Le coup de cœur, c’est encore la critique, l’analyse et la mise en contexte qui reculent pour faire place à la promotion béate. Pour le meilleur, pour le pire? En fait, je ne sais plus trop. Le public a-t-il toujours raison? En est-il de la culture comme de la politique?

J’en étais à ces réflexions quand la bête s’est mise à me regarder en baillant. Plus rien. Le néant. Que voulez-vous, ceci n’est pas un éditorial pur sang d’Ignacio Ramonet, c’est une chronique bâtarde qui parle de tout et de rien. Et parfois, ça dérape et c’est le rien qui s’en empare, comme dans Seinfeld, mais en moins drôle.

C’est pas bien grave, c’est juste que quand ça se produit, j’aimerais mieux être plombier ou maçon, vendeur de chars ou de piscines hors terre.
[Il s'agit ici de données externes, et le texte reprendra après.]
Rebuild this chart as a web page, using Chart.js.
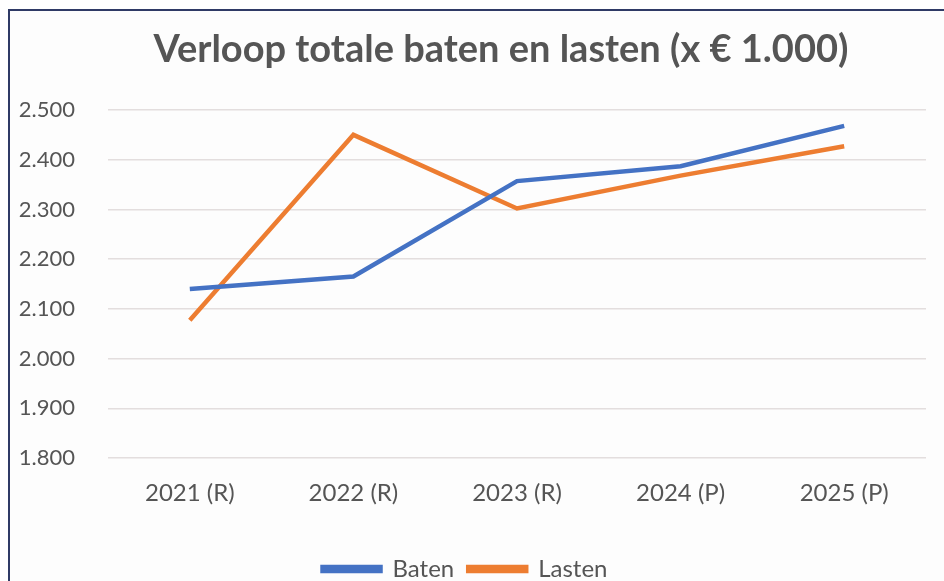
<!DOCTYPE html>
<html>
<head>
<meta charset="utf-8">
<script src="https://cdn.jsdelivr.net/npm/chart.js@4/dist/chart.umd.min.js"></script>
<style>
  html, body { margin: 0; padding: 0; background: #fff; overflow: hidden; }
  #frame {
    position: absolute; left: 8px; top: 9px; width: 936px; height: 582px;
    border-left: 2px solid #2f3a66; border-top: 2px solid #2f3a66;
    box-sizing: border-box; background: #fdfdfd;
  }
  #chart { display: block; }
</style>
</head>
<body>
<div id="frame"><canvas id="chart" width="934" height="580"></canvas></div>
<script>
const years = ['2021 (R)', '2022 (R)', '2023 (R)', '2024 (P)', '2025 (P)'];
const baten = [2140, 2165, 2357, 2387, 2468];
const lasten = [2077, 2450, 2302, 2368, 2427];
const yMin = 1800, yMax = 2500, yStep = 100;

const textGray = '#555555';
const fontFamily = 'Lato, "Open Sans", sans-serif';

function nlNumber(v) {
  return String(v).replace(/\B(?=(\d{3})+(?!\d))/g, '.');
}

// nudge title and legend sideways, like the original sheet
const nudge = {
  id: 'nudge',
  afterLayout(chart) {
    const t = chart.titleBlock, l = chart.legend;
    t.left += 33; t.right += 33;
    l.left -= 3; l.right -= 3;
  }
};

new Chart(document.getElementById('chart'), {
  type: 'line',
  data: {
    labels: years,
    datasets: [
      { label: 'Baten', data: baten, borderColor: '#4472C4', backgroundColor: '#4472C4', borderWidth: 4.5, pointRadius: 0, tension: 0, fill: false },
      { label: 'Lasten', data: lasten, borderColor: '#ED7D31', backgroundColor: '#ED7D31', borderWidth: 4.5, pointRadius: 0, tension: 0, fill: false }
    ]
  },
  plugins: [nudge],
  options: {
    responsive: false,
    animation: false,
    layout: { padding: { left: 0, right: 18, top: 0, bottom: 0 } },
    plugins: {
      title: {
        display: true,
        text: 'Verloop totale baten en lasten (x € 1.000)',
        color: textGray,
        font: { family: fontFamily, size: 38, weight: 'bold' },
        padding: { top: 16, bottom: 37.4 }
      },
      legend: {
        position: 'bottom',
        labels: {
          color: textGray,
          font: { family: fontFamily, size: 24 },
          boxWidth: 58,
          boxHeight: 4,
          padding: 14
        }
      },
      tooltip: { enabled: false }
    },
    scales: {
      x: {
        offset: true,
        grid: { display: false, drawTicks: false },
        border: { display: false },
        ticks: { color: textGray, font: { family: fontFamily, size: 24 }, padding: 21 },
        afterFit: scale => { scale.height = 85; }
      },
      y: {
        min: yMin,
        max: yMax,
        grid: { color: '#e3dede', lineWidth: 1.5, drawTicks: false },
        border: { display: false },
        ticks: {
          stepSize: yStep,
          color: textGray,
          font: { family: fontFamily, size: 22 },
          padding: 33,
          callback: v => nlNumber(v)
        },
        afterFit: scale => { scale.width = 98; }
      }
    }
  }
});
</script>
</body>
</html>
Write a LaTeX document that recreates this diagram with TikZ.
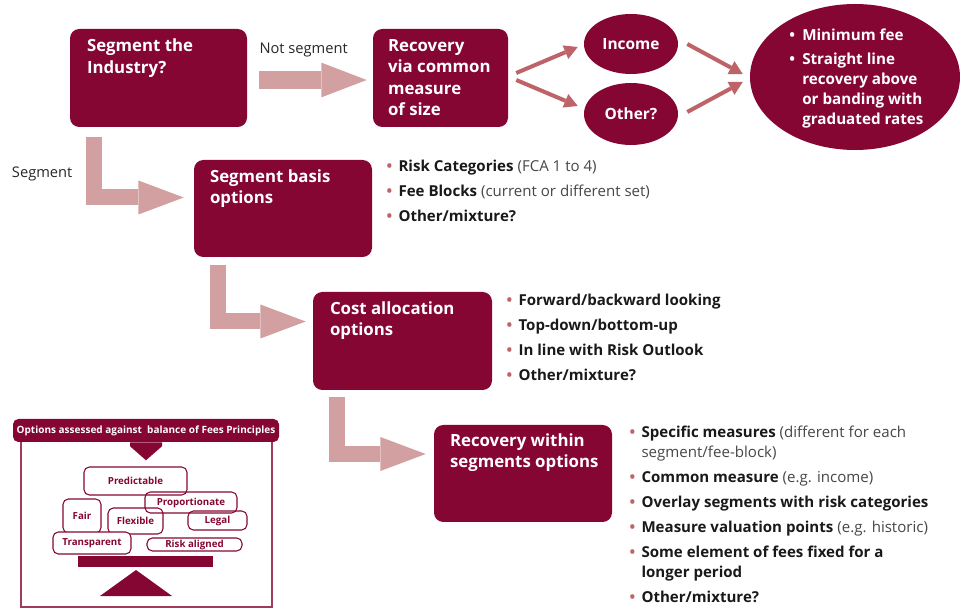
\documentclass[tikz,border=0pt]{standalone}
\usepackage{fontspec}
\setmainfont{Open Sans}
\usetikzlibrary{arrows.meta,shapes.geometric}
\definecolor{maroon}{RGB}{134,6,51}
\definecolor{pinkarr}{RGB}{210,160,160}
\definecolor{thinarr}{RGB}{190,100,104}
\definecolor{bulc}{RGB}{190,100,104}
\definecolor{gtxt}{RGB}{70,70,70}
\definecolor{framec}{RGB}{160,60,90}
\newcommand{\mybul}{\makebox[9pt][l]{\textcolor{bulc}{\textbullet}}}
\newcommand{\wbul}{\makebox[9.75pt][l]{\textbullet}}
\newcommand{\pp}[1]{\textcolor{gtxt}{\mdseries #1}}
\begin{document}
\begin{tikzpicture}[x=0.75pt,y=-0.75pt,
  box/.style={fill=maroon, rounded corners=7pt, inner sep=0},
  ttl/.style={text=white, font=\fontsize{12.6}{16}\selectfont\bfseries, align=left, inner sep=0, anchor=north west},
  lst/.style={text=black!90, font=\fontsize{11.3}{15}\selectfont\bfseries, align=left, inner sep=0, anchor=north west},
  lbl/.style={text=black!85, font=\fontsize{11}{14}\selectfont, inner sep=0, anchor=west},
  ell/.style={ellipse, fill=maroon, inner sep=0, text=white, font=\fontsize{11.6}{14}\selectfont\bfseries},
  blk/.style={draw=pinkarr, line width=13pt, -{Triangle[length=34pt, width=26pt, line width=0pt]}},
  lblk/.style={draw=pinkarr, line width=12pt, line join=miter, -{Triangle[length=34pt, width=25.5pt, line width=0pt]}},
  thin/.style={draw=thinarr, line width=3pt, -{Triangle[length=10pt, width=11pt, line width=0pt]}},
  pbox/.style={draw=maroon, line width=0.8pt, rounded corners=4pt, text=maroon, inner sep=0,
    font=\fontsize{7.3}{8}\selectfont\bfseries},
]
\useasboundingbox (0,0) rectangle (961,609);

% main boxes
\node[box, minimum width=177*0.75pt, minimum height=98*0.75pt] (b1) at (158.5,78) {};
\node[box, minimum width=135*0.75pt, minimum height=98*0.75pt] (b2) at (440.5,78) {};
\node[box, minimum width=178*0.75pt, minimum height=97*0.75pt] (b3) at (283,208.5) {};
\node[box, minimum width=179*0.75pt, minimum height=98*0.75pt] (b4) at (402.5,341) {};
\node[box, minimum width=178*0.75pt, minimum height=97*0.75pt] (b5) at (523,473.5) {};

\node[ttl] (t1) at ([shift={(17,10)}]b1.north west) {Segment the\\Industry?};
\node[ttl] (t2) at ([shift={(15,10.5)}]b2.north west) {Recovery\\via common\\measure\\of size};
\node[ttl] (t3) at ([shift={(16,9.5)}]b3.north west) {Segment basis\\options};
\node[ttl] (t4) at ([shift={(17,9.5)}]b4.north west) {Cost allocation\\options};
\node[ttl] (t5) at ([shift={(16,8.5)}]b5.north west) {Recovery within\\segments options};

% ellipses
\node[ell, minimum width=94*0.75pt, minimum height=60*0.75pt] (inc) at (631,44) {Income};
\node[ell, minimum width=94*0.75pt, minimum height=62*0.75pt] (oth) at (631,114) {Other?};
\node[ellipse, fill=maroon, inner sep=0, minimum width=210*0.75pt, minimum height=146*0.75pt] (big) at (855,77) {};
\node[anchor=north west, text=white, font=\fontsize{11.4}{15}\selectfont\bfseries, align=left, inner sep=0] (bt)
  at ([shift={(-66,-48.5)}]big.center)
  {\wbul Minimum fee\\[3pt]\wbul Straight line\\\hspace*{9.75pt}recovery above\\\hspace*{9.75pt}or banding with\\\hspace*{9.75pt}graduated rates};

% labels
\node[lbl] (ns) at ([shift={(12,-28)}]b1.east) {Not segment};
\node[lbl] (sg) at ([shift={(-58,47)}]b1.south west) {Segment};

% block arrows
\draw[blk] ([shift={(12,2)}]b1.east) -- ([shift={(-6,2)}]b2.west);
\draw[lblk] ([shift={(-64.5,10)}]b1.south) |- ([shift={(-10,-11)}]b3.west);
\draw[lblk] ([shift={(-65,8)}]b3.south) |- ([shift={(-7,-19.5)}]b4.west);
\draw[lblk] ([shift={(-65.5,7)}]b4.south) |- ([shift={(-8,-19.5)}]b5.west);

% thin arrows
\draw[thin] ([shift={(8,-5)}]b2.east) -- ([shift={(-6,3)}]inc.west);
\draw[thin] ([shift={(8,2)}]b2.east) -- ([shift={(-6,-8)}]oth.west);
\draw[thin] ([shift={(9,0)}]inc.east) -- ([shift={(-7,-3)}]big.west);
\draw[thin] ([shift={(9,-2)}]oth.east) -- ([shift={(-7,5)}]big.west);

% bullet lists
\node[lst] (l3) at ([shift={(14,0.5)}]b3.north east)
  {\mybul Risk Categories \pp{(FCA 1 to 4)}\\[3.75pt]
   \mybul Fee Blocks \pp{(current or different set)}\\[3.75pt]
   \mybul Other/mixture?};
\node[lst] (l4) at ([shift={(14,2)}]b4.north east)
  {\mybul Forward/backward looking\\[3.75pt]
   \mybul Top-down/bottom-up\\[3.75pt]
   \mybul In line with Risk Outlook\\[3.75pt]
   \mybul Other/mixture?};
\node[lst] (l5) at ([shift={(17,1)}]b5.north east)
  {\mybul Specific measures \pp{(different for each}\\
   \hspace*{9pt}\pp{segment/fee-block)}\\[3.75pt]
   \mybul Common measure \pp{(e.g. income)}\\[3.75pt]
   \mybul Overlay segments with risk categories\\[3.75pt]
   \mybul Measure valuation points \pp{(e.g. historic)}\\[3.75pt]
   \mybul Some element of fees fixed for a\\
   \hspace*{9pt}longer period\\[3.75pt]
   \mybul Other/mixture?};

% bottom-left panel
\draw[framec, line width=1.1pt] (21,432) -- (21,607) -- (272,607) -- (272,432);
\node[fill=maroon, rounded corners=4pt, inner sep=0, minimum width=266*0.75pt, minimum height=23*0.75pt,
  text=white, font=\fontsize{7.5}{9}\selectfont\bfseries] (hdr) at (146,430.5)
  {Options assessed against~ balance of Fees Principles};
\fill[maroon] ([shift={(-16,0)}]hdr.south) -- ([shift={(16,0)}]hdr.south) -- ([shift={(16,4)}]hdr.south)
  -- ([shift={(0,18)}]hdr.south) -- ([shift={(-16,4)}]hdr.south) -- cycle;

\node[pbox, minimum width=103*0.75pt, minimum height=28*0.75pt] (pred) at (135.5,481) {Predictable};
\node[pbox, minimum width=92*0.75pt, minimum height=21*0.75pt] (prop) at (191,502.5) {Proportionate};
\node[pbox, minimum width=38*0.75pt, minimum height=34*0.75pt] (fair) at (82,516) {Fair};
\node[pbox, minimum width=55*0.75pt, minimum height=26*0.75pt] (flex) at (135.5,521) {Flexible};
\node[pbox, minimum width=59*0.75pt, minimum height=19*0.75pt] (legal) at (217.5,520.5) {Legal};
\node[pbox, fill=white, minimum width=78*0.75pt, minimum height=22*0.75pt] (trans) at (92,543) {Transparent};
\node[pbox, minimum width=95*0.75pt, minimum height=13*0.75pt] (risk) at (194.5,544.5) {Risk aligned};

\fill[maroon] (78,556) rectangle (213,567);
\fill[maroon] (100,596) -- (172,596) -- (136,570) -- cycle;
\end{tikzpicture}
\end{document}
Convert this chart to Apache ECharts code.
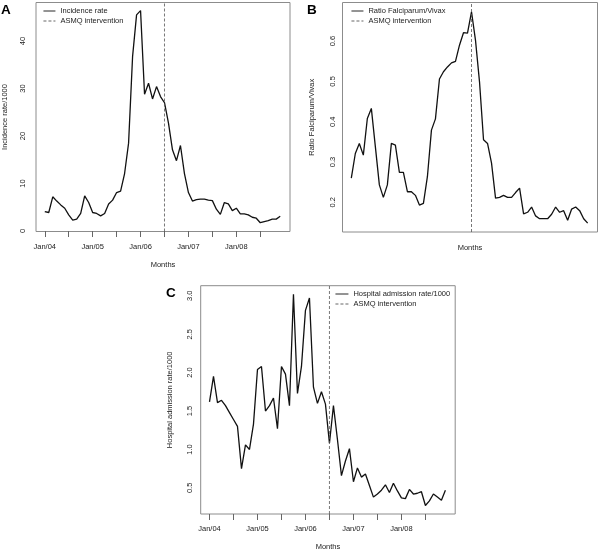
<!DOCTYPE html>
<html>
<head>
<meta charset="utf-8">
<script src="https://cdn.jsdelivr.net/npm/echarts@6/dist/echarts.min.js"></script>
<style>
  html, body { margin: 0; padding: 0; background: #fff; }
  #chart { width: 600px; height: 552px; }
</style>
</head>
<body>
<div id="chart"></div>
<script>
// monthly values Jan/04 .. Dec/08 (60 months)
const incidence = [
  4.1, 3.9, 7.2, 6.3, 5.5, 4.8, 3.4, 2.3, 2.5, 3.7, 7.4, 6.0,
  3.9, 3.7, 3.2, 3.7, 5.7, 6.5, 8.1, 8.4, 12.1, 18.5, 36.7, 45.5,
  46.4, 28.8, 31.1, 27.8, 30.4, 28.3, 27.0, 22.7, 17.1, 14.8, 18.0, 12.1,
  8.1, 6.3, 6.6, 6.7, 6.7, 6.5, 6.4, 4.6, 3.5, 6.0, 5.7, 4.3,
  4.8, 3.6, 3.6, 3.4, 2.9, 2.7, 1.75, 2.0, 2.2, 2.5, 2.5, 3.1
];
const ratioFV = [
  0.260, 0.321, 0.346, 0.317, 0.408, 0.433, 0.338, 0.243, 0.212, 0.243, 0.346, 0.342,
  0.274, 0.274, 0.226, 0.226, 0.217, 0.193, 0.197, 0.264, 0.379, 0.407, 0.506, 0.524,
  0.536, 0.546, 0.550, 0.590, 0.621, 0.620, 0.673, 0.602, 0.499, 0.355, 0.346, 0.297,
  0.210, 0.212, 0.217, 0.212, 0.212, 0.224, 0.235, 0.171, 0.175, 0.188, 0.166, 0.159,
  0.159, 0.159, 0.170, 0.188, 0.175, 0.179, 0.155, 0.183, 0.188, 0.179, 0.159, 0.148
];
const admission = [
  1.62, 1.95, 1.61, 1.64, 1.57, 1.48, 1.39, 1.30, 0.75, 1.06, 1.00, 1.33,
  2.04, 2.08, 1.50, 1.57, 1.67, 1.27, 2.08, 1.98, 1.57, 3.02, 1.73, 2.08,
  2.81, 2.97, 1.81, 1.60, 1.75, 1.59, 1.08, 1.57, 1.13, 0.66, 0.85, 1.01,
  0.58, 0.76, 0.64, 0.68, 0.53, 0.38, 0.42, 0.47, 0.54, 0.44, 0.56, 0.46,
  0.37, 0.36, 0.48, 0.42, 0.43, 0.45, 0.27, 0.33, 0.42, 0.38, 0.34, 0.47
];
const xTickMonths = [0, 6, 12, 18, 24, 30, 36, 42, 48, 54];
const xLabelMonths = [0, 12, 24, 36, 48];
const xLabels = ['Jan/04', 'Jan/05', 'Jan/06', 'Jan/07', 'Jan/08'];
const interventionMonth = 30;   // Jul/06
const yTicksA = [0, 10, 20, 30, 40];
const yTicksB = [0.2, 0.3, 0.4, 0.5, 0.6];
const yTicksC = [0.5, 1.0, 1.5, 2.0, 2.5, 3.0];

const FONT = '"Liberation Sans", Arial, Helvetica, sans-serif';
const chart = echarts.init(document.getElementById('chart'));

const xRange = { min: -2.2, max: 61.45 };
const yRanges = [
  { min: -0.1, max: 48.1 },
  { min: 0.126, max: 0.696 },
  { min: 0.160, max: 3.131 }
];

function xAxis(gridIndex, withTicks, nameGap) {
  return {
    type: 'value', gridIndex: gridIndex, min: xRange.min, max: xRange.max,
    name: 'Months', nameLocation: 'middle', nameGap: nameGap,
    nameTextStyle: { fontFamily: FONT, fontSize: 7.5, color: '#222' },
    axisLine: { show: false },
    splitLine: { show: false },
    axisTick: {
      show: withTicks, customValues: xTickMonths, length: 6, inside: false,
      lineStyle: { color: '#666', width: 1 }
    },
    axisLabel: {
      show: withTicks, customValues: xLabelMonths, margin: 11,
      fontFamily: FONT, fontSize: 7.5, color: '#222',
      formatter: v => xLabels[xLabelMonths.indexOf(Math.round(v))] || ''
    }
  };
}
function yAxis(gridIndex, name, ticks, margin, fmt) {
  return {
    type: 'value', gridIndex: gridIndex,
    min: yRanges[gridIndex].min, max: yRanges[gridIndex].max,
    name: name, nameLocation: 'middle', nameGap: 27,
    nameTextStyle: { fontFamily: FONT, fontSize: 7.5, color: '#222' },
    axisLine: { show: false },
    splitLine: { show: false },
    axisTick: { show: false },
    axisLabel: {
      customValues: ticks, rotate: 90, margin: margin,
      fontFamily: FONT, fontSize: 7.5, color: '#222', formatter: fmt
    }
  };
}
function mainSeries(name, idx, values) {
  return {
    name: name, type: 'line', xAxisIndex: idx, yAxisIndex: idx,
    data: values.map((v, i) => [i, v]),
    symbol: 'none', silent: true, animation: false,
    itemStyle: { color: 'rgba(0,0,0,0)' },
    lineStyle: { color: '#111', width: 1.3 }
  };
}
function asmqSeries(idx) {
  const r = yRanges[idx];
  return {
    name: 'ASMQ intervention', type: 'line', xAxisIndex: idx, yAxisIndex: idx,
    data: [[interventionMonth, r.min], [interventionMonth, r.max]],
    symbol: 'none', silent: true, animation: false,
    itemStyle: { color: 'rgba(0,0,0,0)' },
    lineStyle: { color: '#555', width: 0.8, type: [3, 2] }
  };
}
function legend(left, top, first, w) {
  return {
    orient: 'vertical', left: left, top: top, padding: 0,
    data: [first, 'ASMQ intervention'],
    itemWidth: w, itemHeight: 8, itemGap: 2,
    selectedMode: false,
    lineStyle: { width: 0.9 },
    textStyle: { fontFamily: FONT, fontSize: 7.5, color: '#222', lineHeight: 8 }
  };
}
const panelTitle = (text, left, top) => ({
  text: text, left: left, top: top, padding: 0,
  textStyle: { fontFamily: FONT, fontSize: 13.5, fontWeight: 'bold', color: '#000' }
});
const box = (left, top, width, height) => ({
  left: left, top: top, width: width, height: height, show: true,
  borderColor: '#8c8c8c', borderWidth: 1, backgroundColor: 'transparent'
});

chart.setOption({
  animation: false,
  title: [panelTitle('A', 1, 3), panelTitle('B', 307, 3), panelTitle('C', 166, 286)],
  grid: [
    box(35.5, 2.5, 254.5, 229),
    box(342.5, 2.5, 255, 229.5),
    box(200.7, 285.7, 254.5, 228.8)
  ],
  xAxis: [xAxis(0, true, 29), xAxis(1, false, 12), xAxis(2, true, 29)],
  yAxis: [
    yAxis(0, 'Incidence rate/1000', yTicksA, 9, v => String(v)),
    yAxis(1, 'Ratio Falciparum/Vivax', yTicksB, 6, v => v.toFixed(1)),
    yAxis(2, 'Hospital admission rate/1000', yTicksC, 7, v => v.toFixed(1))
  ],
  legend: [
    legend(43, 7, 'Incidence rate', 12),
    legend(351, 7, 'Ratio Falciparum/Vivax', 12),
    legend(335, 290, 'Hospital admission rate/1000', 13)
  ],
  series: [
    mainSeries('Incidence rate', 0, incidence), asmqSeries(0),
    mainSeries('Ratio Falciparum/Vivax', 1, ratioFV), asmqSeries(1),
    mainSeries('Hospital admission rate/1000', 2, admission), asmqSeries(2)
  ]
});
</script>
</body>
</html>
Mais heureusement, ça me passe.

ooo

SALUT YVES

T’es parti en fin de semaine et je ne suis pas venu te voir. S’cuse. Au moins, je sais que ta famille était là pour t’envoyer la main, dont mon grand ami depuis tellement longtemps, ton fils aîné. Tsé, quand il m’a appelé pour me dire que t’avais levé les feutres, moi, je ne savais pas quoi dire. Ça me fait ça la mort, ça me ferme la gueule. Moi qui parle tout le temps, je deviens muet, je perds tous mes moyens, je me sens minable. Intimidé. Bon, je sais pas s’il est trop tard, mais je voulais quand même te dire que c’est moi qui avais scrapé la rampe d’escalier de ton ancienne maison, quand ton fils et moi on était ados et qu’on faisait des courses de descente de marches en sacs de couchage. Par ailleurs, le trou dans le mur, je n’avais rien à y voir. Ou peut-être que c’était le contraire et que le mur c’était moi? Je ne sais plus. Ce qui est sûr, c’est que j’ai bu au moins la moitié de ta réserve de bagosse. En fait, je voulais surtout te dire que la façon que t’avais de me saluer, en mettant l’accent sur mon évocateur surnom d’une syllabe que je n’écrirai pas ici, cette manière unique de t’exprimer, ce ton-là, ben, ça m’écœure de savoir que je ne l’entendrai plus. C’est un morceau de mon adolescence qui disparaît avec lui, donc avec toi. Salut Yves.